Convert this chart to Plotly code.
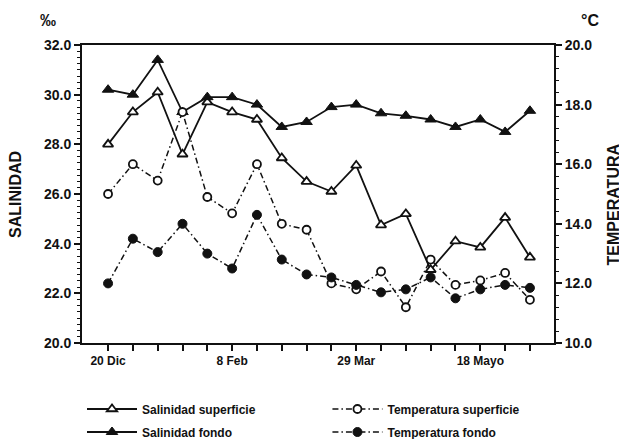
import plotly.graph_objects as go

# Sampling number (≈10-day intervals from 20 Dic)
muestreo = [1, 2, 3, 4, 5, 6, 7, 8, 9, 10, 11, 12, 13, 14, 15, 16, 17, 18]
tick_pos = [1, 6, 11, 16]
tick_labels = ["20 Dic", "8 Feb", "29 Mar", "18 Mayo"]

sal_superficie = [28.0, 29.3, 30.1, 27.6, 29.7, 29.3, 29.0, 27.45, 26.5, 26.1,
                  27.15, 24.75, 25.2, 22.95, 24.1, 23.85, 25.05, 23.45]
sal_fondo = [30.2, 30.0, 31.4, 29.3, 29.9, 29.9, 29.6, 28.7, 28.9, 29.5,
             29.6, 29.25, 29.15, 29.0, 28.7, 29.0, 28.5, 29.35]
temp_superficie = [15.0, 16.0, 15.45, 17.75, 14.9, 14.35, 16.0, 14.0, 13.8, 12.0,
                   11.8, 12.4, 11.2, 12.8, 11.95, 12.1, 12.35, 11.45]
temp_fondo = [12.0, 13.5, 13.05, 14.0, 13.0, 12.5, 14.3, 12.8, 12.3, 12.2,
              11.95, 11.7, 11.8, 12.2, 11.5, 11.8, 11.95, 11.85]

FONT = "Liberation Sans, Arial, Helvetica, sans-serif"
BLACK = "#111111"
DASH = "6px,3px,1.5px,3px"

fig = go.Figure()

fig.add_trace(go.Scatter(
    x=muestreo, y=sal_superficie, name="Salinidad superficie", mode="lines+markers",
    line=dict(color=BLACK, width=1.8),
    marker=dict(symbol="triangle-up", size=9, color="white", line=dict(color=BLACK, width=1.8)),
    legend="legend"))
fig.add_trace(go.Scatter(
    x=muestreo, y=sal_fondo, name="Salinidad fondo", mode="lines+markers",
    line=dict(color=BLACK, width=1.8),
    marker=dict(symbol="triangle-up", size=10, color=BLACK, line=dict(color=BLACK, width=1)),
    legend="legend2"))
fig.add_trace(go.Scatter(
    x=muestreo, y=temp_superficie, name="Temperatura superficie", mode="lines+markers",
    yaxis="y2",
    line=dict(color=BLACK, width=1.5, dash=DASH),
    marker=dict(symbol="circle", size=8, color="white", line=dict(color=BLACK, width=1.8)),
    legend="legend3"))
fig.add_trace(go.Scatter(
    x=muestreo, y=temp_fondo, name="Temperatura fondo", mode="lines+markers",
    yaxis="y2",
    line=dict(color=BLACK, width=1.5, dash=DASH),
    marker=dict(symbol="circle", size=9, color=BLACK, line=dict(color=BLACK, width=1)),
    legend="legend4"))

tickfont = dict(family=FONT, size=14, color=BLACK, weight="bold")
legfont = dict(family=FONT, size=12, color=BLACK, weight="bold")

def leg(x, y):
    return dict(x=x, y=y, xanchor="left", yanchor="middle", font=legfont,
                bgcolor="rgba(0,0,0,0)", itemwidth=50, tracegroupgap=0)

def note(text, x, y, size, angle=0):
    return dict(text=text, x=x, y=y, xref="paper", yref="paper", showarrow=False,
                xanchor="center", yanchor="middle", textangle=angle,
                font=dict(family=FONT, size=size, color=BLACK, weight="bold"))

fig.update_layout(
    template="none",
    width=619, height=431,
    margin=dict(l=74, r=73, t=37, b=96, autoexpand=False),
    paper_bgcolor="white", plot_bgcolor="white",
    showlegend=True,
    xaxis=dict(
        range=[-0.05, 18.97], showgrid=False, zeroline=False, automargin=False,
        showline=True, linecolor=BLACK, linewidth=2, mirror=True,
        tickmode="array", tickvals=muestreo,
        ticktext=[tick_labels[tick_pos.index(m)] if m in tick_pos else "" for m in muestreo],
        ticks="outside", ticklen=6, tickwidth=1.5, tickcolor=BLACK,
        tickfont=dict(family=FONT, size=12, color=BLACK, weight="bold"),
    ),
    yaxis=dict(
        range=[20, 32], dtick=2, tickformat=".1f", showgrid=False, zeroline=False,
        automargin=False,
        showline=True, linecolor=BLACK, linewidth=2,
        ticks="outside", ticklen=6, tickwidth=1.5, tickcolor=BLACK,
        minor=dict(dtick=0.25, ticks="outside", ticklen=3, tickcolor=BLACK, tickwidth=1.2),
        tickfont=tickfont,
    ),
    yaxis2=dict(
        range=[10, 20], dtick=2, tickformat=".1f", showgrid=False, zeroline=False,
        automargin=False,
        overlaying="y", side="right",
        showline=True, linecolor=BLACK, linewidth=2,
        ticks="outside", ticklen=6, tickwidth=1.5, tickcolor=BLACK,
        minor=dict(dtick=0.4, ticks="outside", ticklen=3, tickcolor=BLACK, tickwidth=1.2),
        tickfont=tickfont,
    ),
    legend=leg(0.0, -0.2215),
    legend2=leg(0.0, -0.2987),
    legend3=leg(0.52, -0.2215),
    legend4=leg(0.52, -0.2987),
    annotations=[
        note("‰", -0.072, 1.082, 16),
        note("°C", 1.076, 1.082, 16),
        note("SALINIDAD", -0.142, 0.5, 16, -90),
        note("TEMPERATURA", 1.125, 0.465, 16, -90),
    ],
)

fig.write_html("out.html")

____________

## WORK TO DO:
Return the material line for line, from its beginning to the line that contains "fig = go.Figure()", with the pictures left out.

## RESPONSE:
Convert this chart to Plotly code.
import plotly.graph_objects as go

# Sampling number (≈10-day intervals from 20 Dic)
muestreo = [1, 2, 3, 4, 5, 6, 7, 8, 9, 10, 11, 12, 13, 14, 15, 16, 17, 18]
tick_pos = [1, 6, 11, 16]
tick_labels = ["20 Dic", "8 Feb", "29 Mar", "18 Mayo"]

sal_superficie = [28.0, 29.3, 30.1, 27.6, 29.7, 29.3, 29.0, 27.45, 26.5, 26.1,
                  27.15, 24.75, 25.2, 22.95, 24.1, 23.85, 25.05, 23.45]
sal_fondo = [30.2, 30.0, 31.4, 29.3, 29.9, 29.9, 29.6, 28.7, 28.9, 29.5,
             29.6, 29.25, 29.15, 29.0, 28.7, 29.0, 28.5, 29.35]
temp_superficie = [15.0, 16.0, 15.45, 17.75, 14.9, 14.35, 16.0, 14.0, 13.8, 12.0,
                   11.8, 12.4, 11.2, 12.8, 11.95, 12.1, 12.35, 11.45]
temp_fondo = [12.0, 13.5, 13.05, 14.0, 13.0, 12.5, 14.3, 12.8, 12.3, 12.2,
              11.95, 11.7, 11.8, 12.2, 11.5, 11.8, 11.95, 11.85]

FONT = "Liberation Sans, Arial, Helvetica, sans-serif"
BLACK = "#111111"
DASH = "6px,3px,1.5px,3px"

fig = go.Figure()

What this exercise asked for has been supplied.